----- RECORDS -----
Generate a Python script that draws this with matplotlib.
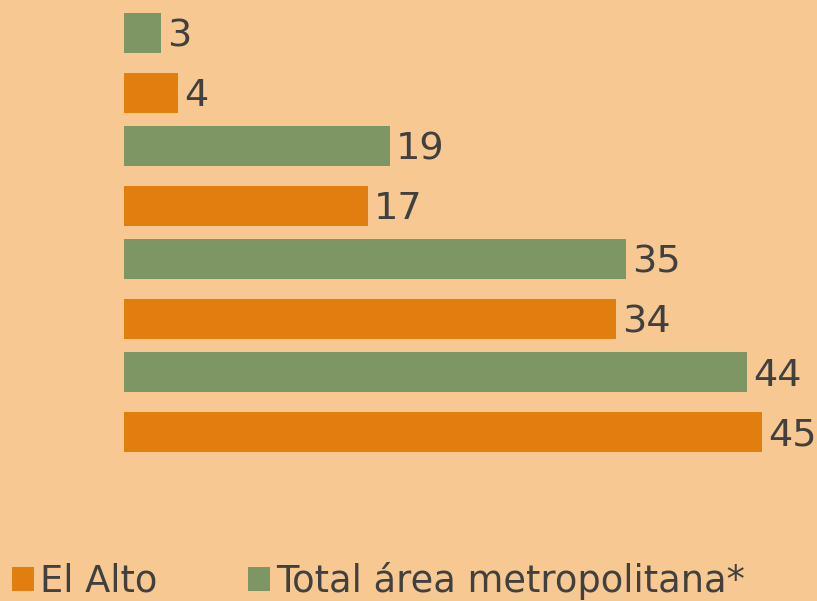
-----
----- RECORDS -----
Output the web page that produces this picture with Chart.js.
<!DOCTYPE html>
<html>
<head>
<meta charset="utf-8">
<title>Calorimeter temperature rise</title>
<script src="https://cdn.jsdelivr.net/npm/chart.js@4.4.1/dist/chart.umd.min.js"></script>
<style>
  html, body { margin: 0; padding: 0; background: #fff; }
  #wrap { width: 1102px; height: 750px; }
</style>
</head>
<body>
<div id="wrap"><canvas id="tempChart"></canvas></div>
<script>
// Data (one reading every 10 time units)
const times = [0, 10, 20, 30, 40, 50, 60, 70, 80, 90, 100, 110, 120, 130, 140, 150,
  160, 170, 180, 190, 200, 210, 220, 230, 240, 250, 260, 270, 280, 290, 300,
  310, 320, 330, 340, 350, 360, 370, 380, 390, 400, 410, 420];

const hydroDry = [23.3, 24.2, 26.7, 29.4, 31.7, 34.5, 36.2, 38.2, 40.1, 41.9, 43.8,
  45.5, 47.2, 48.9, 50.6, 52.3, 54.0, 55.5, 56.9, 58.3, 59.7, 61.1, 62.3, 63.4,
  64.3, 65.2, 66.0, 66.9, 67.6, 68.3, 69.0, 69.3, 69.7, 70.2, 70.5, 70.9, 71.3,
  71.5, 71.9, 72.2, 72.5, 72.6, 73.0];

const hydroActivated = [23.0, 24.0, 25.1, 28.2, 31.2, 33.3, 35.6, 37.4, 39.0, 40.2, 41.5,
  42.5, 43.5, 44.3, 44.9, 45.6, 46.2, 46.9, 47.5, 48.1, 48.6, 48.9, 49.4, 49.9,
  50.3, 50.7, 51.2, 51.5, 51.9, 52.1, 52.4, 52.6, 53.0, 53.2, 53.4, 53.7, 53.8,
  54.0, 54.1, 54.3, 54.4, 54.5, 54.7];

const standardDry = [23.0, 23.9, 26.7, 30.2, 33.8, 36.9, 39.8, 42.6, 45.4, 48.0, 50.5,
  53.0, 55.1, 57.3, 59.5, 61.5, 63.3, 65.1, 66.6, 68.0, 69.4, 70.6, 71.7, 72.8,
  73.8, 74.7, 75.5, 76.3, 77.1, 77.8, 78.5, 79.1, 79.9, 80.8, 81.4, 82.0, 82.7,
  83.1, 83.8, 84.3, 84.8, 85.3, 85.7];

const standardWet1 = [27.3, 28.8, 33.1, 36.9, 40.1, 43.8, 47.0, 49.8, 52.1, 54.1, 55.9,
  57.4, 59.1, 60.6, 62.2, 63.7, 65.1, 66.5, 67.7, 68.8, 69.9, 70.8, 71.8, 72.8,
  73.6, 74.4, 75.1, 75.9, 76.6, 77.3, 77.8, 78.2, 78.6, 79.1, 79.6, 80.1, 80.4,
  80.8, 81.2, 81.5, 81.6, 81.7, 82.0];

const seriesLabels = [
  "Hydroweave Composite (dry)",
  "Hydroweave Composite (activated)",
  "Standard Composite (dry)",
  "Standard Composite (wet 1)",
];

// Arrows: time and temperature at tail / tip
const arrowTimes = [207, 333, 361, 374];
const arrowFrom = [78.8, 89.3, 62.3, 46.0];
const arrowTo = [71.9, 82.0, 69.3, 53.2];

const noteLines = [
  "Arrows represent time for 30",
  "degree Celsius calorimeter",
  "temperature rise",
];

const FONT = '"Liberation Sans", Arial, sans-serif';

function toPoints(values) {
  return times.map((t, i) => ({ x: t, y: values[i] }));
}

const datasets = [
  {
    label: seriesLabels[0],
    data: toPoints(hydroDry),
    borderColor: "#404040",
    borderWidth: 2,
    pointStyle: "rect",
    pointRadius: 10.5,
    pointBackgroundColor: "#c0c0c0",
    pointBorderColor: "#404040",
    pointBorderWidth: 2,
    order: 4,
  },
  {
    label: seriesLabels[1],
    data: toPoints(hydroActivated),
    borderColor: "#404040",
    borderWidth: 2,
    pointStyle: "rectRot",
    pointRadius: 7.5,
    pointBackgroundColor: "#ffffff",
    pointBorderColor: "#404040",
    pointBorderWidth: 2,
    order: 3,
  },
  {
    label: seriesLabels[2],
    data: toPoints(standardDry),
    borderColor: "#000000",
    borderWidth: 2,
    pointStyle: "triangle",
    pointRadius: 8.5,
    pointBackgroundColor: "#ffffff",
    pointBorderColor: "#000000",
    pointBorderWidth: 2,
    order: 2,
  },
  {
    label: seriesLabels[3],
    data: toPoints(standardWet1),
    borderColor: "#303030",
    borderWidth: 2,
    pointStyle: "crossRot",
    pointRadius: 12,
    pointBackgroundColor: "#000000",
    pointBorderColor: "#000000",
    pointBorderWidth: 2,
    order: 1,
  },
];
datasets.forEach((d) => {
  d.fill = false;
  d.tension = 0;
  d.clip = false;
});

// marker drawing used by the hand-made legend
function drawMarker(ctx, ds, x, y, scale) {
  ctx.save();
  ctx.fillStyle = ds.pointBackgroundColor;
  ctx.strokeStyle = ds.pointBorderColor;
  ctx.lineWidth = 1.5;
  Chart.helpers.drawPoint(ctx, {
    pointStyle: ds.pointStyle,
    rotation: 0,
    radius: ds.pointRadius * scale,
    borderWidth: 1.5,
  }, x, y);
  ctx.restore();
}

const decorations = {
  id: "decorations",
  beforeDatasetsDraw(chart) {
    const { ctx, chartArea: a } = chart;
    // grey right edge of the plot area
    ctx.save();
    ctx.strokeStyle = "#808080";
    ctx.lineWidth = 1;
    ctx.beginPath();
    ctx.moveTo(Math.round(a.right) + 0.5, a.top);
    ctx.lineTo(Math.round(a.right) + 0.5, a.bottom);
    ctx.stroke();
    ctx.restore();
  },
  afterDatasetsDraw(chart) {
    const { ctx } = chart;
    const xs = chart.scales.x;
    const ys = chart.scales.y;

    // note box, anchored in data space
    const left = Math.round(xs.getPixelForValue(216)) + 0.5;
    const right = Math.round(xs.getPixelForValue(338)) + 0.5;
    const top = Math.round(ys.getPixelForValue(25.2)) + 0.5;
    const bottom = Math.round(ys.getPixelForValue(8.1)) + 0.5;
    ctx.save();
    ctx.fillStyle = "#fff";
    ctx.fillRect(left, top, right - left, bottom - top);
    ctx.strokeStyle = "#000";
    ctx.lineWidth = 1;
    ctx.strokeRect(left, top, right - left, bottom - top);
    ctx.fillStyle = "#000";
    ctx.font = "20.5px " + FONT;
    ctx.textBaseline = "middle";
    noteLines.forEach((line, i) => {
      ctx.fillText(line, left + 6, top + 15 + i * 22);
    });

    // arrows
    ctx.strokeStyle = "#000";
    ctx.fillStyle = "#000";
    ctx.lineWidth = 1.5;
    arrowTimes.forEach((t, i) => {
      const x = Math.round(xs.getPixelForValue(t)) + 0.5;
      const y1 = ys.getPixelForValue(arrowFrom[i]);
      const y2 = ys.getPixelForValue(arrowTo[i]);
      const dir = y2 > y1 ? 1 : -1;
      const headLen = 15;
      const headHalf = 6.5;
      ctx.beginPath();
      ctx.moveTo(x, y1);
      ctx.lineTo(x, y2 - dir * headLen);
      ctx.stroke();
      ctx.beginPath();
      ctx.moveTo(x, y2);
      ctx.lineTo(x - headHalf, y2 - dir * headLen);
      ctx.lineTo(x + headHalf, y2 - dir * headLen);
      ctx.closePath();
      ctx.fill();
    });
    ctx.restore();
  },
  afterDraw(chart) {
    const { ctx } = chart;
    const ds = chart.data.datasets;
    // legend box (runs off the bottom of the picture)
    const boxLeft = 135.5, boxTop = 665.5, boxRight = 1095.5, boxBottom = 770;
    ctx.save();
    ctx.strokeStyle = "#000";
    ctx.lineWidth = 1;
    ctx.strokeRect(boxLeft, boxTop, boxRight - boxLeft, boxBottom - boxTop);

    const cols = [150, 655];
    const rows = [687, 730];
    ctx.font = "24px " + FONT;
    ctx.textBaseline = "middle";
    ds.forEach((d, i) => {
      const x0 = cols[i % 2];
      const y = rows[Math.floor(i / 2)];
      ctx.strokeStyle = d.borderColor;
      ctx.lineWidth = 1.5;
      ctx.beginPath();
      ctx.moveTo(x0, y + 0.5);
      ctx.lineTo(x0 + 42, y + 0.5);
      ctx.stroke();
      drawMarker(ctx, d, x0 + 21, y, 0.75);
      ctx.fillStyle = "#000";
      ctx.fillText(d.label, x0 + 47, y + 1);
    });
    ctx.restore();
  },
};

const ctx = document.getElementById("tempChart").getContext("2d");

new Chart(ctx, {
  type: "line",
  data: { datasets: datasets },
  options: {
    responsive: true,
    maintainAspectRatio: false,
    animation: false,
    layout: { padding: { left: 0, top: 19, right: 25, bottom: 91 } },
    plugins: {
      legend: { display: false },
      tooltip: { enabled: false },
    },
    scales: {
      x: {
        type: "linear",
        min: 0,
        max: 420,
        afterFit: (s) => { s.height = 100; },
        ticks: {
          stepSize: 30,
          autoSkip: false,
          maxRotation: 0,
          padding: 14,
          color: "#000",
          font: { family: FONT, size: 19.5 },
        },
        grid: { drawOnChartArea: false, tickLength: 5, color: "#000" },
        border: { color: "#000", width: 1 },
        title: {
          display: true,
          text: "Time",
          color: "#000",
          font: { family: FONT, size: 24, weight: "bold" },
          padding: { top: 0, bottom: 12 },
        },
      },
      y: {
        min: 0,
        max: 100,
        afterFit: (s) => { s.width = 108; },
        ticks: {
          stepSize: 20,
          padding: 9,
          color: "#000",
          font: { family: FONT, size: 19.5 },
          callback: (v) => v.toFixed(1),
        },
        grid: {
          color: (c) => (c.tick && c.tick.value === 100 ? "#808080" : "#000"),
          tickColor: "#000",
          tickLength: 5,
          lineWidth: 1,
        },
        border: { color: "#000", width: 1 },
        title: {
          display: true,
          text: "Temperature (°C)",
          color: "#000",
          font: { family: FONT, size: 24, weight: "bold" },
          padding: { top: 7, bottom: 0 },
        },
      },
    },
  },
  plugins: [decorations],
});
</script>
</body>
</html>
-----
----- RECORDS -----
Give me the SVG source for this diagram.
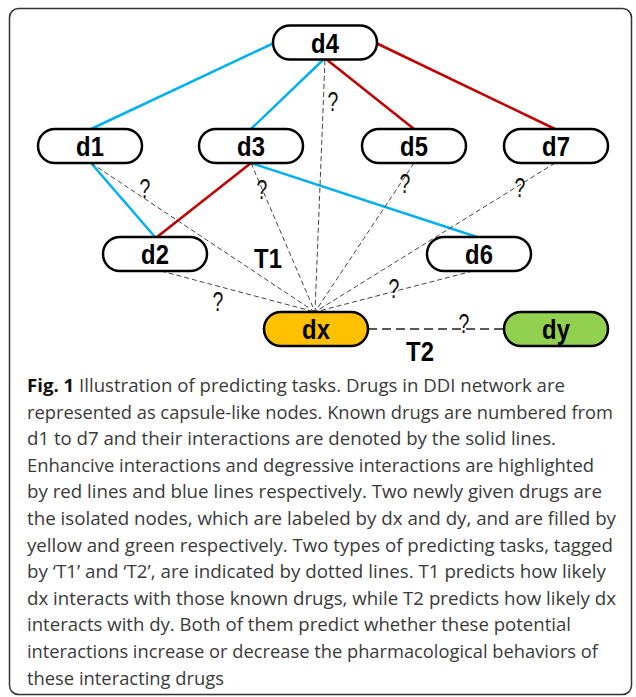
-----
EXERCISE => Begin with the line containing "Output the web", end with the line containing "80.8, 81.2, 81.5, 81.6, 81.7, 82.0];", and repeat every line in that stretch exactly.

SOLUTION TO THIS EXERCISE =>
Output the web page that produces this picture with Chart.js.
<!DOCTYPE html>
<html>
<head>
<meta charset="utf-8">
<title>Calorimeter temperature rise</title>
<script src="https://cdn.jsdelivr.net/npm/chart.js@4.4.1/dist/chart.umd.min.js"></script>
<style>
  html, body { margin: 0; padding: 0; background: #fff; }
  #wrap { width: 1102px; height: 750px; }
</style>
</head>
<body>
<div id="wrap"><canvas id="tempChart"></canvas></div>
<script>
// Data (one reading every 10 time units)
const times = [0, 10, 20, 30, 40, 50, 60, 70, 80, 90, 100, 110, 120, 130, 140, 150,
  160, 170, 180, 190, 200, 210, 220, 230, 240, 250, 260, 270, 280, 290, 300,
  310, 320, 330, 340, 350, 360, 370, 380, 390, 400, 410, 420];

const hydroDry = [23.3, 24.2, 26.7, 29.4, 31.7, 34.5, 36.2, 38.2, 40.1, 41.9, 43.8,
  45.5, 47.2, 48.9, 50.6, 52.3, 54.0, 55.5, 56.9, 58.3, 59.7, 61.1, 62.3, 63.4,
  64.3, 65.2, 66.0, 66.9, 67.6, 68.3, 69.0, 69.3, 69.7, 70.2, 70.5, 70.9, 71.3,
  71.5, 71.9, 72.2, 72.5, 72.6, 73.0];

const hydroActivated = [23.0, 24.0, 25.1, 28.2, 31.2, 33.3, 35.6, 37.4, 39.0, 40.2, 41.5,
  42.5, 43.5, 44.3, 44.9, 45.6, 46.2, 46.9, 47.5, 48.1, 48.6, 48.9, 49.4, 49.9,
  50.3, 50.7, 51.2, 51.5, 51.9, 52.1, 52.4, 52.6, 53.0, 53.2, 53.4, 53.7, 53.8,
  54.0, 54.1, 54.3, 54.4, 54.5, 54.7];

const standardDry = [23.0, 23.9, 26.7, 30.2, 33.8, 36.9, 39.8, 42.6, 45.4, 48.0, 50.5,
  53.0, 55.1, 57.3, 59.5, 61.5, 63.3, 65.1, 66.6, 68.0, 69.4, 70.6, 71.7, 72.8,
  73.8, 74.7, 75.5, 76.3, 77.1, 77.8, 78.5, 79.1, 79.9, 80.8, 81.4, 82.0, 82.7,
  83.1, 83.8, 84.3, 84.8, 85.3, 85.7];

const standardWet1 = [27.3, 28.8, 33.1, 36.9, 40.1, 43.8, 47.0, 49.8, 52.1, 54.1, 55.9,
  57.4, 59.1, 60.6, 62.2, 63.7, 65.1, 66.5, 67.7, 68.8, 69.9, 70.8, 71.8, 72.8,
  73.6, 74.4, 75.1, 75.9, 76.6, 77.3, 77.8, 78.2, 78.6, 79.1, 79.6, 80.1, 80.4,
  80.8, 81.2, 81.5, 81.6, 81.7, 82.0];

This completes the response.